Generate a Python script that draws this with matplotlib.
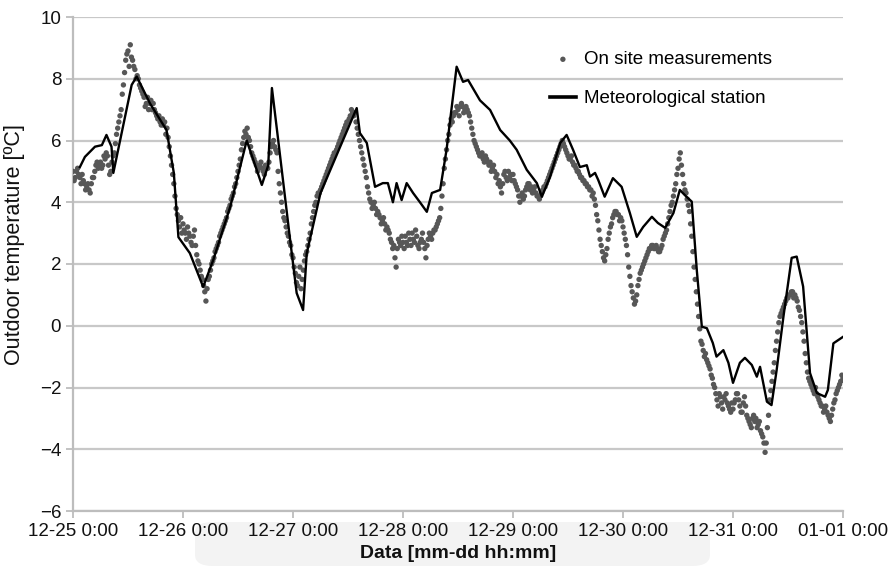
import numpy as np
import matplotlib
matplotlib.use("Agg")
import matplotlib.pyplot as plt
from matplotlib.patches import FancyBboxPatch

plt.rcParams['font.family'] = ['Liberation Sans', 'DejaVu Sans']

# ---- data (hours from 12-25 0:00) ----
# on site measurements, readings on the hour and half hour
site_day1 = [5.0, 4.8, 5.1, 4.8, 4.9, 4.6, 4.5, 4.4, 4.6, 4.8, 5.2, 5.1,
             5.3, 5.2, 5.4, 5.5, 4.9, 5.3, 5.6, 6.2, 6.6, 7.0, 7.8, 8.6,
             8.9, 9.1, 8.6, 8.3, 8.1, 7.8, 7.6, 7.4, 7.2, 7.0, 7.3, 7.2,
             6.9, 6.7, 6.6, 6.7, 6.6, 6.4, 5.8, 5.2, 4.6, 3.8, 3.4, 3.5]
site_day2 = [3.3, 3.0, 3.2, 2.9, 2.6, 3.1, 2.3, 2.0, 1.6, 1.3, 0.8, 1.5,
             1.8, 2.1, 2.4, 2.6, 2.9, 3.1, 3.3, 3.5, 3.8, 4.1, 4.3, 4.6,
             5.0, 5.4, 5.9, 6.3, 6.4, 6.0, 5.6, 5.4, 5.2, 5.1, 5.3, 5.0,
             5.2, 5.1, 5.6, 5.9, 5.8, 5.6, 4.6, 4.0, 3.5, 3.2, 2.9, 2.6]
site_day3 = [2.2, 1.7, 1.3, 1.9, 1.5, 2.1, 2.4, 2.8, 3.3, 3.7, 4.0, 4.3,
             4.4, 4.6, 4.8, 5.0, 5.2, 5.4, 5.6, 5.7, 5.9, 6.1, 6.3, 6.5,
             6.6, 6.8, 6.9, 6.9, 6.4, 6.0, 5.6, 5.2, 4.8, 4.3, 4.0, 3.9,
             3.8, 3.7, 3.5, 3.4, 3.3, 3.2, 3.0, 2.7, 2.6, 1.9, 2.8, 2.6]
site_day4 = [2.7, 2.9, 2.6, 2.8, 3.0, 2.7, 2.9, 2.5, 2.8, 2.7, 2.2, 2.8,
             2.9, 3.0, 3.1, 3.3, 3.5, 4.2, 5.1, 5.7, 6.2, 6.7, 6.8, 6.9,
             7.0, 7.1, 7.1, 7.0, 7.0, 6.8, 6.4, 6.0, 5.8, 5.6, 5.5, 5.4,
             5.5, 5.3, 5.3, 5.1, 5.0, 4.9, 4.7, 4.3, 4.9, 4.8, 5.0, 4.9]
site_day5 = [4.9, 4.6, 4.4, 4.0, 4.3, 4.2, 4.5, 4.6, 4.5, 4.4, 4.3, 4.2,
             4.2, 4.4, 4.5, 4.7, 4.9, 5.1, 5.3, 5.5, 5.7, 5.9, 5.9, 5.7,
             5.5, 5.4, 5.3, 5.2, 5.0, 4.9, 4.8, 4.7, 4.6, 4.5, 4.4, 4.3,
             3.9, 3.4, 2.8, 2.4, 2.1, 2.5, 3.0, 3.3, 3.6, 3.7, 3.6, 3.5]
site_day6 = [3.2, 2.8, 2.3, 1.6, 1.1, 0.7, 1.0, 1.5, 1.8, 2.0, 2.2, 2.4,
             2.5, 2.6, 2.5, 2.5, 2.4, 2.6, 2.9, 3.1, 3.5, 3.9, 4.2, 4.6,
             5.1, 5.6, 4.9, 4.4, 4.1, 3.7, 2.9, 1.9, 1.1, 0.3, -0.5, -0.8,
             -0.9, -1.2, -1.4, -1.7, -2.0, -2.4, -2.2, -2.5, -2.3, -2.2, -2.6, -2.8]
site_day7 = [-2.7, -2.4, -2.2, -2.6, -2.8, -2.3, -2.9, -3.1, -3.3, -2.9, -3.0, -3.2,
             -3.4, -3.6, -4.1, -3.3, -2.4, -1.8, -1.2, -0.5, 0.1, 0.4, 0.6, 0.8,
             0.9, 1.0, 1.1, 1.0, 0.8, 0.5, 0.1, -0.5, -1.2, -1.7, -1.9, -2.1,
             -2.0, -2.3, -2.5, -2.6, -2.7, -2.8, -3.0, -2.9, -2.5, -2.2, -2.0, -1.8,
             -1.7]

# on site measurements, readings at quarter past / quarter to
site_mid1 = [4.7, 5.0, 4.9, 4.6, 4.7, 4.4, 4.6, 4.3, 4.8, 5.0, 5.3, 5.2,
             5.1, 5.5, 5.6, 5.2, 5.0, 5.5, 5.9, 6.4, 6.8, 7.5, 8.2, 8.8,
             8.4, 8.7, 8.4, 8.0, 8.0, 7.7, 7.5, 7.1, 7.4, 7.2, 7.0, 7.0,
             6.8, 6.8, 6.5, 6.5, 6.2, 6.1, 5.5, 4.9, 4.2, 3.6, 3.2, 3.0]
site_mid2 = [3.1, 2.8, 3.0, 2.7, 2.9, 2.6, 2.1, 1.8, 1.5, 1.1, 1.2, 1.6,
             2.0, 2.2, 2.5, 2.7, 3.0, 3.2, 3.4, 3.7, 3.9, 4.2, 4.5, 4.8,
             5.2, 5.7, 6.1, 6.2, 6.1, 5.8, 5.5, 5.3, 5.0, 5.2, 5.1, 4.9,
             5.1, 5.3, 5.8, 6.0, 5.7, 5.0, 4.3, 3.7, 3.4, 3.0, 2.7, 2.3]
site_mid3 = [1.9, 1.4, 1.6, 1.2, 1.8, 2.3, 2.6, 3.0, 3.5, 3.9, 4.2, 4.3,
             4.5, 4.7, 4.9, 5.1, 5.3, 5.5, 5.6, 5.8, 6.0, 6.2, 6.4, 6.6,
             6.7, 7.0, 6.8, 6.6, 6.2, 5.8, 5.4, 5.0, 4.5, 4.1, 3.8, 4.0,
             3.6, 3.6, 3.3, 3.5, 3.1, 3.1, 2.8, 2.5, 2.2, 2.5, 2.7, 2.9]
site_mid4 = [2.5, 2.7, 3.0, 2.6, 2.8, 3.1, 2.6, 2.7, 3.0, 2.5, 2.6, 3.0,
             2.8, 3.1, 3.2, 3.4, 3.8, 4.6, 5.4, 6.0, 6.5, 6.6, 6.9, 7.1,
             6.8, 7.2, 6.9, 7.1, 6.9, 6.6, 6.2, 5.9, 5.7, 5.5, 5.6, 5.3,
             5.4, 5.2, 5.0, 5.2, 4.8, 4.6, 4.5, 4.6, 5.0, 4.7, 4.8, 4.7]
site_mid5 = [4.7, 4.5, 4.2, 4.2, 4.1, 4.4, 4.6, 4.4, 4.3, 4.5, 4.2, 4.1,
             4.3, 4.5, 4.6, 4.8, 5.0, 5.2, 5.4, 5.6, 5.8, 6.0, 5.8, 5.6,
             5.4, 5.5, 5.2, 5.1, 5.0, 4.8, 4.7, 4.6, 4.5, 4.4, 4.2, 4.1,
             3.6, 3.1, 2.6, 2.2, 2.3, 2.8, 3.2, 3.5, 3.7, 3.6, 3.4, 3.4]
site_mid6 = [3.0, 2.6, 1.9, 1.3, 0.9, 0.8, 1.3, 1.7, 1.9, 2.1, 2.3, 2.5,
             2.6, 2.5, 2.6, 2.4, 2.5, 2.8, 3.0, 3.3, 3.7, 4.0, 4.4, 4.9,
             5.4, 5.2, 4.6, 4.3, 3.9, 3.3, 2.4, 1.5, 0.7, -0.1, -0.6, -1.0,
             -1.1, -1.3, -1.6, -1.9, -2.2, -2.6, -2.3, -2.7, -2.4, -2.5, -2.7, -2.5]
site_mid7 = [-2.5, -2.2, -2.4, -2.8, -2.5, -2.6, -3.0, -3.2, -3.0, -3.1, -3.3, -3.1,
             -3.5, -3.8, -3.8, -2.9, -2.1, -1.5, -0.8, -0.2, 0.3, 0.5, 0.7, 0.9,
             1.0, 1.1, 0.9, 0.9, 0.6, 0.3, -0.2, -0.9, -1.5, -1.8, -2.0, -2.2,
             -2.2, -2.4, -2.6, -2.8, -2.6, -2.9, -3.1, -2.7, -2.4, -2.1, -1.9, -1.6]

site_temp = site_day1 + site_day2 + site_day3 + site_day4 + site_day5 + site_day6 + site_day7
site_hours = np.arange(len(site_temp)) * 0.5
site_mid_temp = site_mid1 + site_mid2 + site_mid3 + site_mid4 + site_mid5 + site_mid6 + site_mid7
site_mid_hours = np.arange(len(site_mid_temp)) * 0.5 + 0.25

# meteorological station
station_hours = [1.5, 2.6, 4.8, 6.3, 7.3, 8.4, 8.8, 12.8, 13.9, 16.8, 20.4, 22.0,
                 23.0, 25.5, 28.4, 30.6, 34.3, 37.9, 41.2, 42.6, 43.4, 44.7, 47.3, 48.8,
                 50.2, 51.0, 54.0, 58.3, 61.9, 62.6, 64.1, 65.9, 67.6, 68.7, 69.8, 70.6,
                 71.7, 72.8, 74.2, 75.7, 77.2, 78.3, 80.1, 81.5, 83.7, 85.1, 86.2, 88.8,
                 91.0, 93.2, 95.3, 96.8, 99.0, 101.2, 102.3, 104.1, 106.3, 107.7, 109.1, 110.6,
                 112.1, 112.8, 113.9, 114.6, 116.0, 117.8, 119.7, 121.5, 123.0, 124.4, 126.3, 127.6,
                 129.2, 131.0, 132.4, 133.5, 135.0, 136.1, 137.2, 138.3, 139.6, 140.4, 141.9, 143.0,
                 144.0, 145.5, 146.6, 148.1, 149.2, 149.9, 151.4, 152.4, 153.5, 155.0, 156.8, 157.9,
                 159.3, 160.8, 162.3, 164.1, 164.7, 165.9, 168.0]
station_temp = [5.14, 5.47, 5.8, 5.85, 6.18, 5.8, 4.95, 7.8, 8.07, 7.2, 6.34, 4.95,
                2.87, 2.35, 1.26, 2.13, 3.85, 6.0, 4.56, 5.2, 7.7, 6.1, 2.87, 1.06,
                0.51, 2.35, 4.3, 5.8, 7.05, 6.24, 5.92, 4.5, 4.62, 4.62, 4.0, 4.62,
                4.07, 4.62, 4.3, 4.0, 3.69, 4.3, 4.4, 5.7, 8.39, 7.9, 7.96, 7.3,
                6.99, 6.34, 6.0, 5.7, 5.05, 4.62, 4.18, 4.83, 5.92, 6.18, 5.7, 5.14,
                5.2, 4.83, 4.95, 4.72, 4.18, 4.78, 4.5, 3.65, 2.88, 3.2, 3.53, 3.33,
                3.17, 3.65, 4.4, 4.23, 4.02, 1.8, -0.03, -0.08, -0.56, -1.0, -0.79, -1.2,
                -1.85, -1.2, -1.04, -1.27, -1.65, -1.33, -2.46, -2.57, -1.46, 0.29, 2.2, 2.24,
                1.27, -1.53, -2.18, -2.3, -2.08, -0.57, -0.36]

tick_hours = [0, 24, 48, 72, 96, 120, 144, 168]
tick_labels = ['12-25 0:00', '12-26 0:00', '12-27 0:00', '12-28 0:00',
               '12-29 0:00', '12-30 0:00', '12-31 0:00', '01-01 0:00']
y_ticks = [-6, -4, -2, 0, 2, 4, 6, 8, 10]

# ---- figure ----
fig = plt.figure(figsize=(8.95, 5.66), dpi=100)

# faint grey band behind the x label (scan artefact)
band = FancyBboxPatch((195/895, 0.0), 515/895, 44/566,
                      boxstyle="round,pad=0,rounding_size=0.02",
                      transform=fig.transFigure, facecolor='#f3f3f3',
                      edgecolor='none', zorder=-5)
fig.patches.append(band)

ax = fig.add_axes([73/895, 1-511/566, 770/895, 494/566])
ax.set_zorder(2)
ax.set_facecolor('none')

dot_color = '#575757'
ax.scatter(site_hours, site_temp, s=15, color=dot_color, edgecolors='none',
           label='On site measurements', zorder=3)
ax.scatter(site_mid_hours, site_mid_temp, s=15, color=dot_color, edgecolors='none',
           zorder=3)
ax.plot(station_hours, station_temp, color='black', lw=1.7,
        label='Meteorological station', zorder=4)

ax.set_xlim(0, 168)
ax.set_ylim(-6, 10)
ax.set_xticks(tick_hours)
ax.set_xticklabels(tick_labels)
ax.set_yticks(y_ticks)
ax.yaxis.grid(True, color='#c8c8c8', lw=1.6)
ax.set_axisbelow(True)

for s in ['top', 'right']:
    ax.spines[s].set_visible(False)
for s in ['left', 'bottom']:
    ax.spines[s].set_color('#bdbdbd')
    ax.spines[s].set_linewidth(1.6)
ax.tick_params(axis='both', colors='#bdbdbd', labelcolor='#111111',
               labelsize=13.5, length=5, width=1.3)

ax.set_ylabel('Outdoor temperature [ºC]', fontsize=15.5, color='#111111')
ax.yaxis.set_label_coords(-0.062, 0.54)
ax.set_xlabel('Data [mm-dd hh:mm]', fontsize=14, fontweight='bold',
              color='#111111', labelpad=4)

leg = ax.legend(loc='upper left', bbox_to_anchor=(0.607, 0.95), frameon=False,
                fontsize=13.5, labelspacing=1.17, handlelength=1.4,
                handletextpad=0.45, borderpad=0)
leg.get_lines()[0].set_linewidth(2.6)

fig.savefig('out.png', dpi=100)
════════
_Given exercise_
Repeat, with no pictures, each line from the beginning of the data through the line containing "plt.rcParams['font.family'] = ['Liberation", inclusive.

_Written reply_
Generate a Python script that draws this with matplotlib.
import numpy as np
import matplotlib
matplotlib.use("Agg")
import matplotlib.pyplot as plt
from matplotlib.patches import FancyBboxPatch

plt.rcParams['font.family'] = ['Liberation Sans', 'DejaVu Sans']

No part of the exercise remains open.